Retired Judge James Judd, who had been appointed to hear the dispute, finalized the rules on Friday for the Coeur d’Alene beach between 12th and 15th streets. The rules will be in effect until a final decision is made about who owns the popular beach. That trial is scheduled to start Oct. 11 and last three weeks.
The rules treat Sanders Beach like any other city park. The public can use the beach below the seawalls on the south side of East Lakeshore Drive between 6 a.m. and 10 p.m. every day. Homeowners are prohibited from kicking people off.
“This certainly ought to eliminate the major complaints the homeowners had about late-night parties, drinking, litter and all those terrible things they said were happening down there,” said Scott Reed, who represents the Sanders Beach Preservation Association that fights for public use. “It should reduce that tension.”
The temporary ruling gives Coeur d’Alene the clear authority to enforce city laws for such things as trespassing, free-running dogs and having open containers of alcohol.
The Police Department will include the beach in its summer patrol, meaning foot and bike officers will do periodic checks.
All the laws and hours will apply to Sanders Beach homeowners, a decision that wasn’t supported by the homeowners or preservation association.
Attorney Mike Haman, who represents the city and county, said it would “send a bad message” if some people were allowed to drink on the beach, let their dogs run or swim after hours, and others weren’t.
“The police have a tough enough job ahead,” he said.
Reed said he argued for an exemption that would have allowed the homeowners to use the beach at night, drink alcohol on the shore, exercise their dogs and have fire pits. Attorney John Magnuson, who represents the majority of the homeowners, had a similar proposal.
“Our feeling was that in the interest of harmony and long-term progress they should be allowed to do (as they were in previous summers),” Reed said.

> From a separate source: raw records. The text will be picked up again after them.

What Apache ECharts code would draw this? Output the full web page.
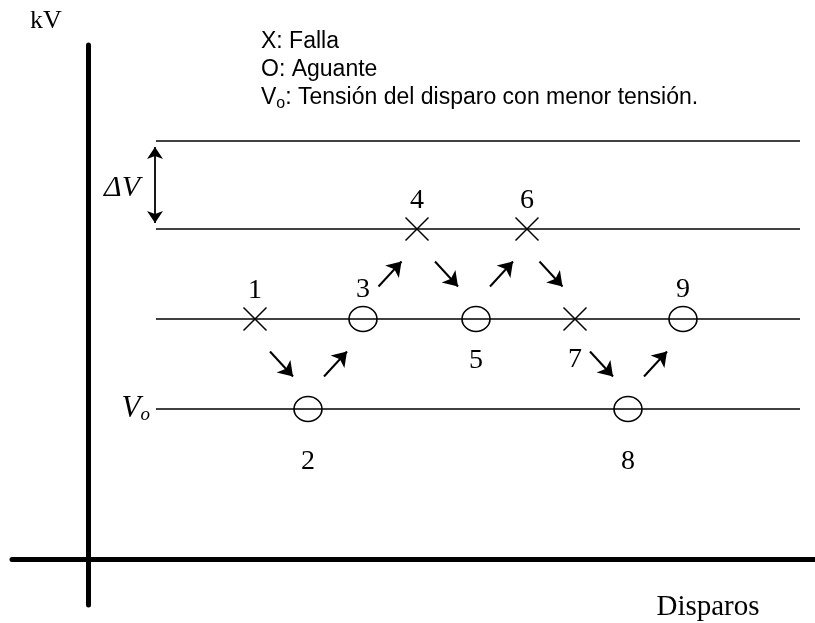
<!DOCTYPE html>
<html>
<head>
<meta charset="utf-8">
<script src="https://cdn.jsdelivr.net/npm/echarts@6/dist/echarts.min.js"></script>
<style>html,body{margin:0;padding:0;background:#fff}#main{width:815px;height:623px}</style>
</head>
<body>
<div id="main"></div>
<script>
var chart = echarts.init(document.getElementById('main'));

// test levels (kV above the shot axis): Vo, Vo+dV, Vo+2dV, Vo+3dV
var levelKV = [150, 240, 330, 418];
var levelFrom = 68;
var levelTo = 712;

// shots
var shotNo = ['1', '2', '3', '4', '5', '6', '7', '8', '9'];
var shotX = [167, 220, 275, 329, 388, 439, 487, 540, 595];
var shotLevel = [1, 0, 1, 2, 1, 2, 1, 0, 1];
var shotResult = ['X', 'O', 'O', 'X', 'O', 'X', 'X', 'O', 'O'];
var labelSide = ['top', 'bottom', 'top', 'top', 'bottom', 'top', 'bottom', 'bottom', 'top'];

// delta V marker between the two top levels
var deltaX = 67;

var crossPath = 'path://M0,0L20,20M20,0L0,20';
var serif = '"Liberation Serif", "Times New Roman", serif';
var sans = '"Liberation Sans", Arial, sans-serif';

var levelData = levelKV.map(function (v, i) {
  return {
    coords: [[levelFrom, v], [levelTo, v]],
    label: i === 0 ? {
      show: true,
      position: 'start',
      distance: 6,
      formatter: '{v|V}{s|o}',
      rich: {
        v: {fontFamily: serif, fontStyle: 'italic', fontSize: 31, color: '#000'},
        s: {fontFamily: serif, fontStyle: 'italic', fontSize: 19, color: '#000', padding: [12, 0, 0, 0]}
      }
    } : {show: false}
  };
});

var arrowData = [];
for (var i = 0; i < shotX.length - 1; i++) {
  var x0 = shotX[i], y0 = levelKV[shotLevel[i]];
  var x1 = shotX[i + 1], y1 = levelKV[shotLevel[i + 1]];
  var mx = (x0 + x1) / 2, my = (y0 + y1) / 2;
  var dx = 11.5, dy = 12.5;
  if (y1 > y0) {
    arrowData.push({coords: [[mx - dx, my - dy], [mx + dx, my + dy]]});
  } else {
    arrowData.push({coords: [[mx - dx, my + dy], [mx + dx, my - dy]]});
  }
}

var shotData = shotX.map(function (x, i) {
  var isFail = shotResult[i] === 'X';
  var side = labelSide[i];
  return {
    value: [x, levelKV[shotLevel[i]]],
    symbol: isFail ? crossPath : 'circle',
    symbolSize: isFail ? 23 : [28, 25],
    label: {
      position: side,
      distance: side === 'top' ? 2 : (shotLevel[i] === 0 ? 25 : 14)
    }
  };
});

var option = {
  animation: false,
  grid: {left: 12, right: 0, top: 45, bottom: 18},
  xAxis: {
    type: 'value', min: -76, max: 727,
    axisLine: {onZero: true, lineStyle: {color: '#000', width: 5}},
    axisTick: {show: false}, axisLabel: {show: false}, splitLine: {show: false}
  },
  yAxis: {
    type: 'value', min: -46, max: 514,
    axisLine: {onZero: true, lineStyle: {color: '#000', width: 5}},
    axisTick: {show: false}, axisLabel: {show: false}, splitLine: {show: false}
  },
  series: [
    {
      name: 'levels',
      type: 'lines',
      coordinateSystem: 'cartesian2d',
      silent: true,
      symbol: 'none',
      lineStyle: {color: '#000', width: 1.6, opacity: 1},
      data: levelData
    },
    {
      name: 'steps',
      type: 'lines',
      coordinateSystem: 'cartesian2d',
      silent: true,
      symbol: ['none', 'arrow'],
      symbolSize: 14,
      lineStyle: {color: '#000', width: 2, opacity: 1},
      data: arrowData
    },
    {
      name: 'deltaV',
      type: 'lines',
      coordinateSystem: 'cartesian2d',
      silent: true,
      symbol: ['arrow', 'arrow'],
      symbolSize: 12,
      lineStyle: {color: '#000', width: 1.8, opacity: 1},
      data: [{coords: [[deltaX, levelKV[3] - 6], [deltaX, levelKV[2] + 6]]}]
    },
    {
      name: 'shots',
      type: 'scatter',
      silent: true,
      z: 5,
      itemStyle: {color: 'rgba(0,0,0,0)', borderColor: '#000', borderWidth: 1.5, opacity: 1},
      label: {
        show: true,
        fontFamily: serif,
        fontSize: 28,
        color: '#000',
        formatter: function (p) { return shotNo[p.dataIndex]; }
      },
      data: shotData
    }
  ],
  graphic: [
    {type: 'text', x: 46, y: 21, style: {text: 'kV', font: '26px ' + serif, fill: '#000', align: 'center', verticalAlign: 'middle'}},
    {type: 'text', x: 708, y: 607, style: {text: 'Disparos', font: '29px ' + serif, fill: '#000', align: 'center', verticalAlign: 'middle'}},
    {type: 'text', x: 122, y: 188, style: {text: '\u0394V', font: 'italic 30px ' + serif, fill: '#000', align: 'center', verticalAlign: 'middle'}},
    {
      type: 'text', x: 261, y: 28,
      style: {
        text: 'X: Falla\nO: Aguante\n{v|V}{s|o}: Tensi\u00f3n del disparo con menor tensi\u00f3n.',
        font: '23px ' + sans, fill: '#000', lineHeight: 28,
        rich: {
          v: {fontFamily: sans, fontSize: 23, lineHeight: 28},
          s: {fontFamily: sans, fontSize: 16, padding: [11, 0, 0, 0], lineHeight: 28}
        }
      }
    }
  ]
};
chart.setOption(option);
</script>
</body>
</html>
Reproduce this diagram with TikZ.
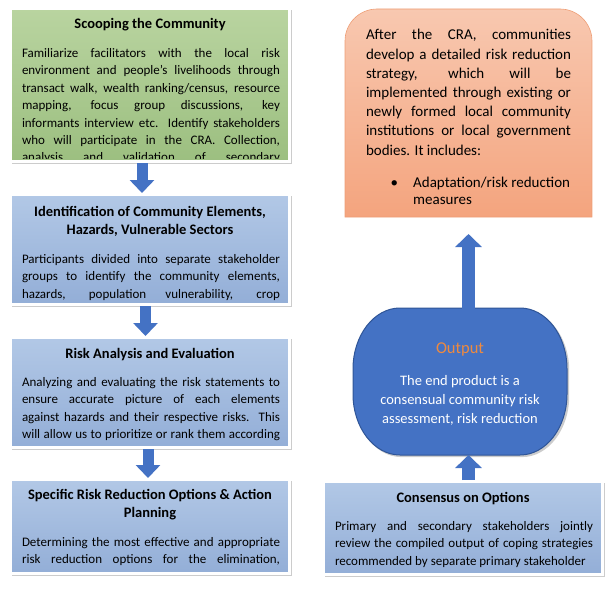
\documentclass[tikz,border=0pt]{standalone}
\usepackage{fontspec}
\setmainfont{Carlito}
\usepackage{xcolor}
\usepackage{tikz}
\usetikzlibrary{positioning, shadows, arrows.meta}

\definecolor{greentop}{HTML}{B9D4A0}
\definecolor{greenbottom}{HTML}{9CBF80}
\definecolor{bluetop}{HTML}{B2C8E6}
\definecolor{bluebottom}{HTML}{93AED7}
\definecolor{orangetop}{HTML}{F8C8B0}
\definecolor{orangebottom}{HTML}{F4A47E}
\definecolor{orangeedge}{HTML}{EE9E76}
\definecolor{outblue}{HTML}{4472C4}
\definecolor{outedge}{HTML}{2F5597}
\definecolor{outorange}{HTML}{F08A3E}

\begin{document}
\begin{tikzpicture}[
    x=1pt, y=1pt,
    node distance=30pt,
    boxshadow/.style={drop shadow={opacity=0.4, shadow xshift=1.8pt, shadow yshift=-1.8pt, shadow scale=1.004}},
    box/.style={rectangle, draw=white, line width=3pt, minimum width=279pt, boxshadow},
    greenbox/.style={box, top color=greentop, bottom color=greenbottom},
    bluebox/.style={box, top color=bluetop, bottom color=bluebottom},
    title/.style={align=center, inner sep=0pt, anchor=base, font=\fontsize{14.5}{18}\selectfont\bfseries},
    body/.style={text width=258pt, align=justify, inner sep=0pt, anchor=base, font=\fontsize{13}{17.4}\selectfont},
    blockarrow/.style={draw=outblue, line width=11pt, -{Triangle[width=24pt, length=13pt]}}
]
\useasboundingbox (0,0) rectangle (612,-588);

% Left column
\node (scoop) [greenbox, minimum height=153pt] at (150,-85) {};
\node (hazards) [bluebox, minimum height=110pt, below=of scoop] {};
\node (risk) [bluebox, minimum height=110pt, below=of hazards] {};
\node (options) [bluebox, minimum height=94pt, below=29pt of risk] {};

\node (scoopTitle) [title] at ([yshift=-22pt]scoop.north) {Scooping the Community};
\begin{scope}
\clip ([shift={(3pt,4.5pt)}]scoop.south west) rectangle ([shift={(-3pt,-3pt)}]scoop.north east);
\node (scoopText) [body] at ([xshift=1pt, yshift=-50.5pt]scoop.north) {%
Familiarize facilitators with the local risk\linebreak
environment and people’s livelihoods through\linebreak
transact walk, wealth ranking/census, resource\linebreak
mapping, focus group discussions, key\linebreak
informants interview etc. Identify stakeholders\linebreak
who will participate in the CRA. Collection,\linebreak
analysis and validation of secondary{\parfillskip=0pt\par}};
\end{scope}

\node (hazardsTitle) [title] at ([yshift=-41pt]hazards.north) {Identification of Community Elements,\\Hazards, Vulnerable Sectors};
\begin{scope}
\clip ([shift={(3pt,3pt)}]hazards.south west) rectangle ([shift={(-3pt,-3pt)}]hazards.north east);
\node (hazardsText) [body] at ([xshift=1pt, yshift=-70.5pt]hazards.north) {%
Participants divided into separate stakeholder\linebreak
groups to identify the community elements,\linebreak
hazards, population vulnerability, crop{\parfillskip=0pt\par}};
\end{scope}

\node (riskTitle) [title] at ([yshift=-22pt]risk.north) {Risk Analysis and Evaluation};
\begin{scope}
\clip ([shift={(3pt,3pt)}]risk.south west) rectangle ([shift={(-3pt,-3pt)}]risk.north east);
\node (riskText) [body] at ([xshift=1pt, yshift=-50.5pt]risk.north) {%
Analyzing and evaluating the risk statements to\linebreak
ensure accurate picture of each elements\linebreak
against hazards and their respective risks. This\linebreak
will allow us to prioritize or rank them according{\parfillskip=0pt\par}};
\end{scope}

\node (optionsTitle) [title] at ([yshift=-39pt]options.north) {Specific Risk Reduction Options \& Action\\Planning};
\begin{scope}
\clip ([shift={(3pt,3pt)}]options.south west) rectangle ([shift={(-3pt,-3pt)}]options.north east);
\node (optionsText) [body] at ([xshift=1pt, yshift=-68.5pt]options.north) {%
Determining the most effective and appropriate\linebreak
risk reduction options for the elimination,{\parfillskip=0pt\par}};
\end{scope}

% Right column
\node (strategy) [minimum width=247pt, minimum height=208pt, outer sep=0pt] at (468.5,-113) {};
\shade[top color=orangetop, bottom color=orangebottom, draw=orangeedge, line width=0.6pt]
  (strategy.south west) -- ([yshift=-32pt]strategy.north west) arc[start angle=180, end angle=90, radius=32pt]
  -- ([xshift=-32pt]strategy.north east) arc[start angle=90, end angle=0, radius=32pt]
  -- (strategy.south east) -- cycle;
\node (strategyText) [anchor=base, text width=205pt, align=justify, inner sep=0pt, font=\fontsize{15}{19.2}\selectfont] at ([yshift=-31pt]strategy.north) {%
After the CRA, communities\linebreak
develop a detailed risk reduction\linebreak
strategy, which will be\linebreak
implemented through existing or\linebreak
newly formed local community\linebreak
institutions or local government\linebreak
bodies. It includes:};
\node (strategyItem) [anchor=base west, align=left, inner sep=0pt, font=\fontsize{15}{17.3}\selectfont] at (390.5,-204.3) {\makebox[22.5pt][l]{\textbullet}Adaptation/risk reduction\\\hspace*{22.5pt}measures};

\node (output) [minimum width=214pt, minimum height=147pt, outer sep=0pt] at (460,-381.5) {};
\filldraw[fill=outblue, draw=outedge, line width=1pt, boxshadow]
  ([xshift=47pt]output.north west) -- ([xshift=-47pt]output.north east)
  arc[start angle=90, end angle=0, x radius=47pt, y radius=61pt] -- ([yshift=61pt]output.south east)
  arc[start angle=0, end angle=-90, x radius=47pt, y radius=61pt] -- ([xshift=47pt]output.south west)
  arc[start angle=270, end angle=180, x radius=47pt, y radius=61pt] -- ([yshift=-61pt]output.north west)
  arc[start angle=180, end angle=90, x radius=47pt, y radius=61pt] -- cycle;
\node (outputTitle) [anchor=base, inner sep=0pt, text=outorange, font=\fontsize{16.5}{20}\selectfont] at ([yshift=-45.5pt]output.north) {Output};
\node (outputText) [anchor=base, align=center, inner sep=0pt, text=white, font=\fontsize{14.5}{19}\selectfont] at ([yshift=-115pt]output.north) {The end product is a\\consensual community risk\\assessment, risk reduction};

\node (consensus) [bluebox, minimum height=93pt] at (463,-528) {};
\node (consensusTitle) [title] at ([yshift=-22pt]consensus.north) {Consensus on Options};
\node (consensusText) [body] at ([xshift=1pt, yshift=-50.5pt]consensus.north) {%
Primary and secondary stakeholders jointly\linebreak
review the compiled output of coping strategies\linebreak
recommended by separate primary stakeholder};

% Arrows
\draw[blockarrow] ([xshift=-8pt]scoop.south) -- ([xshift=-8pt]hazards.north);
\draw[blockarrow] ([xshift=-4.5pt]hazards.south) -- ([xshift=-4.5pt]risk.north);
\draw[blockarrow] ([xshift=-2pt]risk.south) -- ([xshift=-2pt]options.north);
\draw[blockarrow, line width=13pt, -{Triangle[width=26pt, length=13pt]}, shorten >=17pt] ([yshift=-1pt]output.north -| strategy.south) -- (strategy.south);
\draw[blockarrow, line width=13pt, -{Triangle[width=26pt, length=13pt]}] (consensus.north -| strategy.south) -- (output.south -| strategy.south);

\end{tikzpicture}
\end{document}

The order also requires the city Parks Department to include the beach in its annual cleanup program that starts in May and then provide regular maintenance.
The preservation association has agreed to assist with the cleanup, which Reed said will be a type of “adopt-the-beach program,” in which volunteers will pick up garbage every week.
Until now, the city has declined to enforce at Sanders Beach the laws in place at city parks because it was unclear whether the beach was public or private. That stance infuriated the dozen property owners who contend that people abuse the beach by leaving trash, using foul language and partying all night.
The result has been heated conflicts between homeowners and beach users — confrontations that city officials feared would turn violent this summer.
That’s why Coeur d’Alene and Kootenai County filed the lawsuit asking a judge to determine the legal high-water mark on Sanders Beach. The high-water mark shows where private land ends and where publicly owned beach begins, which would determine whether the beach is public or private.
No court has ever made an exact determination.
Magnuson said he plans to ask Judd this week to allow him to appeal the ruling that opens the beach to public use until a decision is made. If Judd grants an appeal, it will go to the Idaho Supreme Court.